4.0 Data Visualization

4.1 Overall Age Sex Pyramid

From the visualization below, the number of young (0 - 25) are decreasing. This show the characteristics of an aging population.

ggplot(pop2019asp, aes(x = AG, y = Pop, fill = Sex)) +
  geom_col() +
  labs(title = "Singapore Age Sex Pyramid 2019", x = "Age Group", y = "Population") +
  coord_flip() + 
  scale_fill_brewer(palette = "Set1") +  scale_y_continuous(breaks = seq(-150000, 150000, 50000), 
                     labels = paste0(as.character(c(seq(150, 0, -50), seq(50, 150, 50))), "k")) + 
  theme(plot.title = element_text(face = "bold", size = (15), colour="steelblue4", hjust = 0.5),
        legend.title = element_blank(),
        legend.text = element_text(face = "italic", colour="steelblue4"), 
        axis.title = element_text(size = (10), colour = "steelblue4"),
        axis.text = element_text(size = (10), colour = "steelblue4"),
        panel.background = element_blank(),
        panel.grid.major = element_blank(), 
        panel.grid.minor = element_blank(),
        panel.border = element_rect(colour = "black", fill=NA, size=1))

4.2 Age Sex Pyramid by Planning Area

The visualizations below show the residential areas as compared to areas with similar population sizes. From the visualization by planning area, there are several areas with relatively smaller population. We will overcome this by splitting the planning areas using a cut-off of 10,000.

ggplot(pop2019asp, aes(x = AG, y = Pop, fill = Sex)) +
  geom_col() +
    labs(title = "Singapore Age Sex Pyramid 2019 by Planning Area", x = "Age Group", y = "Population") +
  coord_flip() + 
  scale_fill_brewer(palette = "Set1") + 
  theme(plot.title = element_text(face = "bold", size = (15), colour="steelblue4", hjust = 0.5),
        legend.title = element_blank(), 
        legend.text = element_text(face = "italic", colour="steelblue4"), 
        axis.title = element_text(size = (10), colour = "steelblue4"),
        axis.text = element_blank(),
        panel.background = element_blank(),
        panel.grid.major = element_blank(), 
        panel.grid.minor = element_blank(),
        panel.border = element_rect(colour = "black", fill=NA, size=1)) +
  facet_wrap(PA ~ .)

4.3 Age Sex Pyramid by Planning Area and Population Size

The visualizations below shows the residential areas as compared to areas with similiar population sizes.

The visualizations below show the residential areas as compared to areas with similar population sizes. From the visualization, planning area like Ang Mo Kio and Bedok are experiencing aging population as the number of older people are higher that the active and young. Planning areas like Punggol and Sengkang possess the characteristic of new town. New town are areas which are newly developed. As a result, most of the residents are middle age, most probably they are newlywed. From this visualization, we can guess the number of years where the area was open for residency. For example, Chua Chu Kang, Pasir Ris and Tampines are developed at around the same time period as the mode of the pyramids are similar.

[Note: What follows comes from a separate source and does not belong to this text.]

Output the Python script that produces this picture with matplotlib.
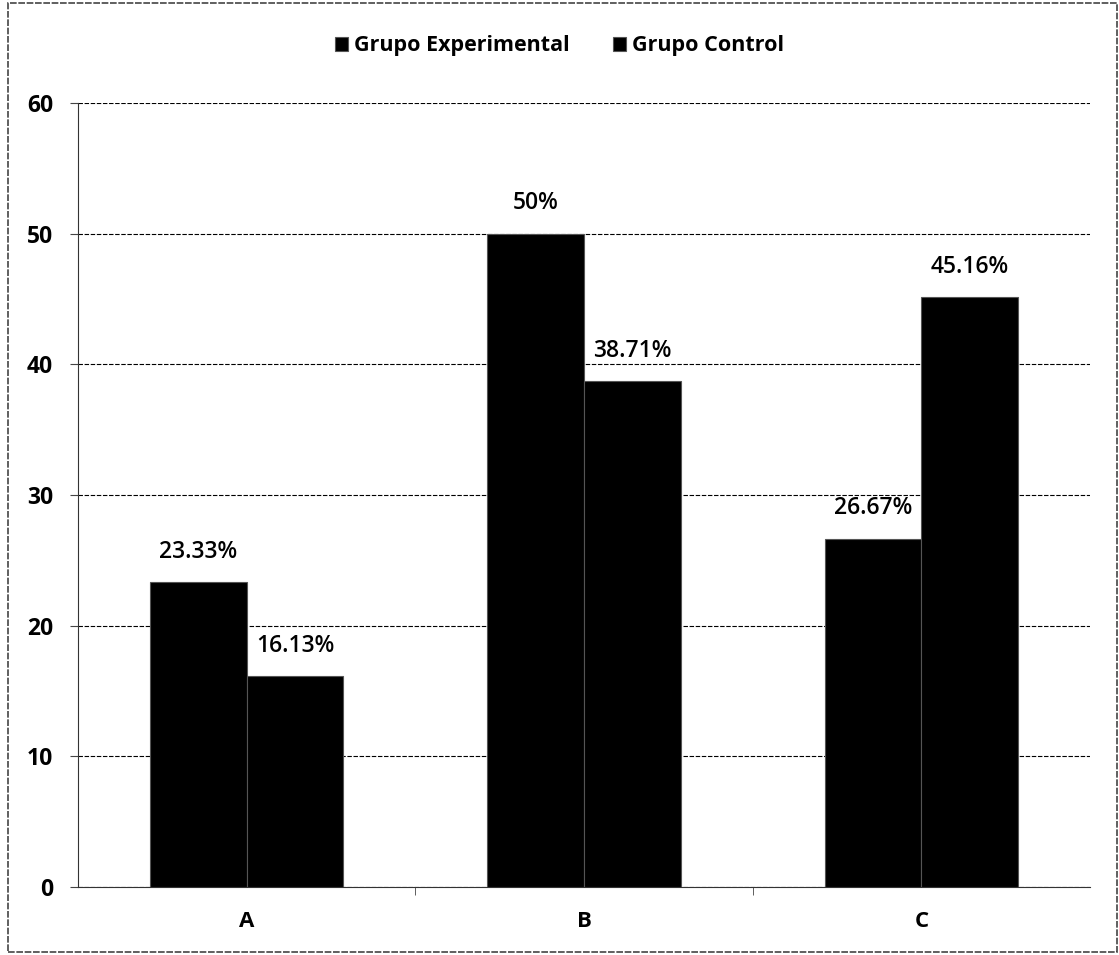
import numpy as np
import matplotlib
matplotlib.use("Agg")
import matplotlib.pyplot as plt
from matplotlib.patches import Rectangle

categories = ["A", "B", "C"]
experimental = [23.33, 50.0, 26.67]
control = [16.13, 38.71, 45.16]
exp_labels = ["23.33%", "50%", "26.67%"]
ctrl_labels = ["16.13%", "38.71%", "45.16%"]
series_names = ["Grupo Experimental", "Grupo Control"]

plt.rcParams['font.family'] = ['Open Sans', 'DejaVu Sans']

fig = plt.figure(figsize=(11.19, 9.55), dpi=100)
ax = fig.add_axes([78/1119, 1 - 887/955, (1090-78)/1119, (887-103)/955])

x = np.arange(len(categories))
w = 0.287
b1 = ax.bar(x - w/2, experimental, w, color="black", edgecolor="#555555", linewidth=0.8,
            label=series_names[0], zorder=3)
b2 = ax.bar(x + w/2, control, w, color="black", edgecolor="#555555", linewidth=0.8,
            label=series_names[1], zorder=3)

for rect, lab in zip(b1, exp_labels):
    ax.text(rect.get_x() + rect.get_width()/2, rect.get_height() + 1.4, lab,
            ha="center", va="bottom", fontsize=16.5, fontweight="semibold")
for rect, lab in zip(b2, ctrl_labels):
    ax.text(rect.get_x() + rect.get_width()/2, rect.get_height() + 1.4, lab,
            ha="center", va="bottom", fontsize=16.5, fontweight="semibold")

ax.set_xlim(-0.5, 2.5)
ax.set_ylim(0, 60)
ax.set_yticks(np.arange(0, 61, 10))
ax.set_xticks(x)
ax.set_xticklabels(categories, fontsize=16, fontweight="bold")
ax.set_xticks([0.5, 1.5], minor=True)
ax.tick_params(axis="x", which="major", length=0, pad=17)
ax.tick_params(axis="x", which="minor", length=6, direction="out", color="#444444")
ax.tick_params(axis="y", length=6, labelsize=16.5, pad=12, color="#444444")
for lab in ax.get_yticklabels():
    lab.set_fontweight("bold")

ax.yaxis.grid(True, color="black", linestyle=(0, (4, 1.5)), linewidth=0.8, zorder=0)
for s in ["top", "right"]:
    ax.spines[s].set_visible(False)
ax.spines["left"].set_linestyle((0, (3, 1)))
ax.spines["left"].set_color("#333333")
ax.spines["bottom"].set_color("#333333")

fig.legend(handles=[b1, b2], labels=series_names, loc="center", ncol=2,
           bbox_to_anchor=(0.5, 1 - 46/955), frameon=False, handlelength=0.6,
           handleheight=0.6, handletextpad=0.3, columnspacing=2.0,
           prop={"size": 15.5, "weight": "bold"})

fig.patches.append(Rectangle((8/1119, 3/955), 1 - 10/1119, 1 - 6/955,
                             transform=fig.transFigure, fill=False,
                             edgecolor="#444444", linewidth=1.2, linestyle=(0, (4, 1))))

fig.savefig("out.png", dpi=100)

The visualization of the lower population residence planning area, we can see that areas like Newton, Novena, Outran, River Valley, Rochor and Tanglin are having very low population. This is due to their proximity with the central business district, as the land is used for mostly business purposes as a result, we see a lower population.

pop2019aspabove <- pop2019asp %>%
  filter(PA %in% PA2019above)

ggplot(pop2019aspabove, aes(x = AG, y = Pop, fill = Sex)) +
  geom_col() +
    labs(title = "Singapore Age Sex Pyramid 2019 by Planning Area \nPopulation >10000", x = "Age Group", y = "Population") +
  coord_flip() + 
  scale_fill_brewer(palette = "Set1") + 
  theme(plot.title = element_text(face = "bold", size = (15), colour="steelblue4", hjust = 0.5),
        legend.title = element_blank(), 
        legend.text = element_text(face = "italic", colour="steelblue4"), 
        axis.title = element_text(size = (10), colour = "steelblue4"),
        axis.text = element_blank(),
        panel.background = element_blank(),
        panel.grid.major = element_blank(), 
        panel.grid.minor = element_blank(),
        panel.border = element_rect(colour = "black", fill=NA, size=1)) +
  facet_wrap(PA ~ .)

pop2019aspbelow <- pop2019asp %>%
  filter(PA %in% PA2019below)

ggplot(pop2019aspbelow, aes(x = AG, y = Pop, fill = Sex)) +
  geom_col() +
    labs(title = "Singapore Age Sex Pyramid 2019 by Planning Area\nPopulation < 10000", x = "Age Group", y = "Population") +
  coord_flip() + 
  scale_fill_brewer(palette = "Set1") + 
  theme(plot.title = element_text(face = "bold", size = (15), colour="steelblue4", hjust = 0.5),
        legend.title = element_blank(), 
        legend.text = element_text(face = "italic", colour="steelblue4"), 
        axis.title = element_text(size = (10), colour = "steelblue4"),
        axis.text = element_blank(),
        panel.background = element_blank(),
        panel.grid.major = element_blank(), 
        panel.grid.minor = element_blank(),
        panel.border = element_rect(colour = "black", fill=NA, size=1)) +
  facet_wrap(PA ~ .)

5.0 Relection

R allows dynamic programming which adds flexibility in data manipulation. Tableau will be better for users with no programming background due to the drag and drop interface.
R allows users to add or remove items by coding. Tableau, on the other hand, requires experience in the program to figure out how to manipulate the display.
R markdown allows users to include the whole process in a document. Tableau can only include visualization and needs complementary software to include detailed write-ups.